- SET TASK:
Retype these lines and no others: the line holding "Reproduce this chart with Plotly.js.", the line holding "const yTitle = 'Extra-Mitochondrial", and all lines between them. Pictures stay out.

- RECORDS SHOWN:
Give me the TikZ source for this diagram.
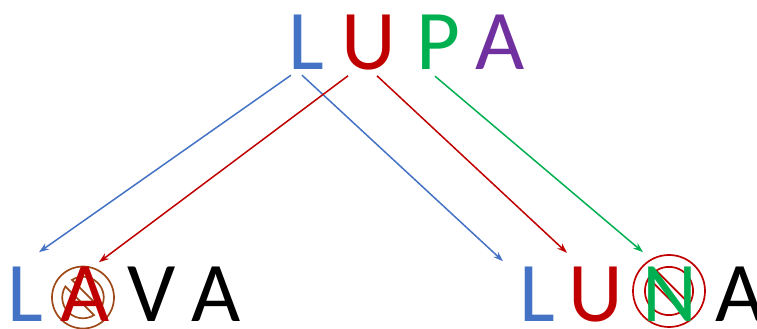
\documentclass[tikz,border=0pt]{standalone}
\usepackage{fontspec}
\setmainfont{Carlito}
\usepackage{tikz}
\usetikzlibrary{arrows.meta}
\definecolor{lblue}{HTML}{4472C4}
\definecolor{lred}{HTML}{C00000}
\definecolor{lgreen}{HTML}{00B050}
\definecolor{lpurple}{HTML}{7030A0}
\definecolor{lbrown}{HTML}{9E4A18}

\begin{document}
\begin{tikzpicture}[x=1pt, y=1pt,
    letter/.style={anchor=base, inner sep=0pt, font=\fontsize{85}{90}\selectfont},
    arr/.style={line width=1.5pt, -{Stealth[length=10pt,width=7pt]}},
    nosign/.pic={
      \draw (0,0) circle (1);
      \draw[rotate=-45] (12.9:0.67) arc (12.9:167.1:0.67) -- cycle;
      \draw[rotate=-45] (192.9:0.67) arc (192.9:347.1:0.67) -- cycle;
    }]

\useasboundingbox (0,0) rectangle (757,329);

% crossed out letters
\pic[draw=lbrown, line width=1.7pt, scale=31] at (83,31.5) {nosign};
\pic[draw=lred, line width=1.7pt, scale=36] at (669,38) {nosign};

% top word
\node[letter, text=lblue]   (tL) at (306,259) {L};
\node[letter, text=lred]    (tU) at (369,259) {U};
\node[letter, text=lgreen]  (tP) at (438,259) {P};
\node[letter, text=lpurple] (tA) at (500,259) {A};

% left word
\node[letter, text=lblue] (lL)  at (25,7)  {L};
\node[letter, text=lred]  (lA1) at (85,7)  {A};
\node[letter]             (lV)  at (152,7) {V};
\node[letter]             (lA2) at (216,7) {A};

% right word
\node[letter, text=lblue]  (rL) at (537,7) {L};
\node[letter, text=lred]   (rU) at (596,7) {U};
\node[letter, text=lgreen] (rN) at (670,7) {N};
\node[letter]              (rA) at (740,7) {A};

\draw[arr, lblue]  ([xshift=-15pt,yshift=-5pt]tL.south) -- ([xshift=14pt,yshift=70pt]lL.south);
\draw[arr, lblue]  ([xshift=-4pt,yshift=-5pt]tL.south)  -- ([xshift=-34pt,yshift=61pt]rL.south);
\draw[arr, lred]   ([xshift=-21pt,yshift=-5pt]tU.south) -- ([xshift=14pt,yshift=60pt]lA1.south);
\draw[arr, lred]   ([xshift=8pt,yshift=-5pt]tU.south)   -- ([xshift=-29pt,yshift=70pt]rU.south);
\draw[arr, lgreen] ([xshift=-3pt,yshift=-6pt]tP.south)  -- ([xshift=-27pt,yshift=70pt]rN.south);

\end{tikzpicture}
\end{document}
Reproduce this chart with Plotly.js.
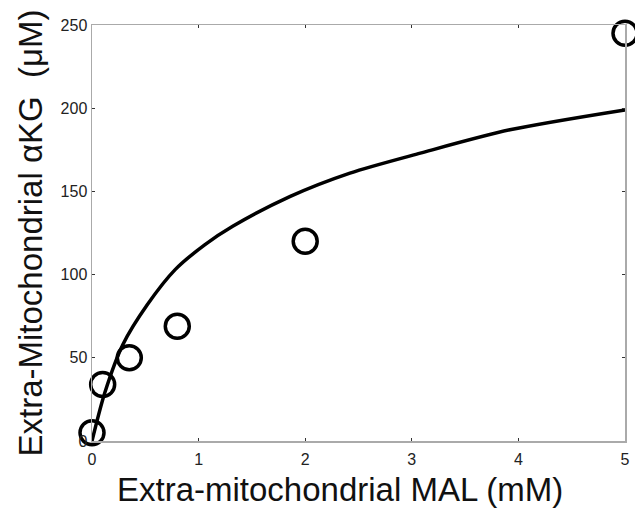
<!DOCTYPE html>
<html>
<head>
<meta charset="utf-8">
<script src="https://cdn.plot.ly/plotly-3.0.1.min.js"></script>
<style>html,body{margin:0;padding:0;background:#fff;}#chart{width:635px;height:513px;}</style>
</head>
<body>
<div id="chart"></div>
<script>
const dataX = [0, 0.1, 0.35, 0.8, 2, 5];
const dataY = [5, 34, 50, 69, 120, 245];
const fitX = [0, 0.12, 0.29, 0.52, 0.78, 1.06, 1.32, 1.86, 2.42, 3.08, 3.92, 5];
const fitY = [0, 29, 58, 82, 103, 118, 129, 147, 161, 173, 187, 199];
const xTicks = [0, 1, 2, 3, 4, 5];
const yTicks = [0, 50, 100, 150, 200, 250];
const xTitle = 'Extra-mitochondrial MAL (mM)';
const yTitle = 'Extra-Mitochondrial αKG  (μM)';

const traces = [
  {x: fitX, y: fitY, mode: 'lines', line: {color: '#000', width: 3.5, shape: 'spline', smoothing: 0.8}, hoverinfo: 'skip', cliponaxis: false},
  {x: dataX, y: dataY, mode: 'markers', marker: {symbol: 'circle-open', size: 24, color: '#000', line: {width: 3.5, color: '#000'}}, cliponaxis: false}
];
const layout = {
  width: 635, height: 513,
  margin: {l: 92, r: 10, t: 25, b: 72},
  paper_bgcolor: '#fff', plot_bgcolor: '#fff',
  showlegend: false,
  font: {family: 'Liberation Sans, Arial, sans-serif', color: '#000'},
  xaxis: {
    range: [0, 5], tickvals: xTicks, ticktext: xTicks.map(String),
    showgrid: false, zeroline: false, showline: true, linecolor: '#aaa', linewidth: 1.5, mirror: 'ticks',
    ticks: 'inside', ticklen: 3, tickcolor: '#333', tickwidth: 1,
    tickfont: {size: 16, color: '#222'}, ticklabelstandoff: 3
  },
  yaxis: {
    range: [0, 250], tickvals: yTicks, ticktext: yTicks.map(String),
    showgrid: false, zeroline: false, showline: true, linecolor: '#aaa', linewidth: 1.5, mirror: 'ticks',
    ticks: 'inside', ticklen: 3, tickcolor: '#333', tickwidth: 1,
    tickfont: {size: 16, color: '#222'},
    title: {text: yTitle, font: {size: 33, color: '#111'}, standoff: 8}
  },
  annotations: [
    {text: xTitle, xref: 'paper', yref: 'paper', x: (340 - 92) / 533, y: -(490 - 441) / 416,
     xanchor: 'center', yanchor: 'middle', showarrow: false, font: {size: 33, color: '#111'}}
  ]
};
Plotly.newPlot('chart', traces, layout, {displayModeBar: false, staticPlot: true});
</script>
</body>
</html>
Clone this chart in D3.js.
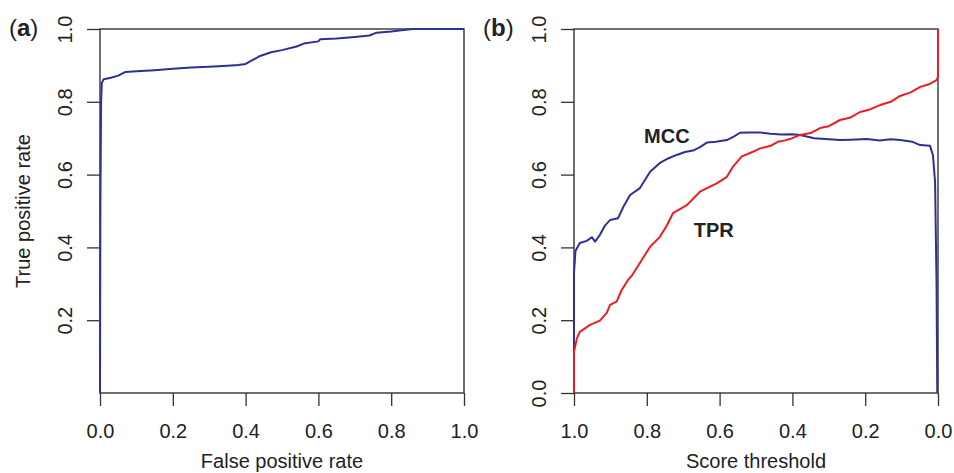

- WRITTEN ANSWER:
Reproduce this chart with Plotly.js.
<!DOCTYPE html>
<html>
<head>
<meta charset="utf-8">
<script src="https://cdn.plot.ly/plotly-3.0.1.min.js"></script>
<style>html,body{margin:0;padding:0;background:#fff;}#chart{width:635px;height:513px;}</style>
</head>
<body>
<div id="chart"></div>
<script>
const dataX = [0, 0.1, 0.35, 0.8, 2, 5];
const dataY = [5, 34, 50, 69, 120, 245];
const fitX = [0, 0.12, 0.29, 0.52, 0.78, 1.06, 1.32, 1.86, 2.42, 3.08, 3.92, 5];
const fitY = [0, 29, 58, 82, 103, 118, 129, 147, 161, 173, 187, 199];
const xTicks = [0, 1, 2, 3, 4, 5];
const yTicks = [0, 50, 100, 150, 200, 250];
const xTitle = 'Extra-mitochondrial MAL (mM)';
const yTitle = 'Extra-Mitochondrial αKG  (μM)';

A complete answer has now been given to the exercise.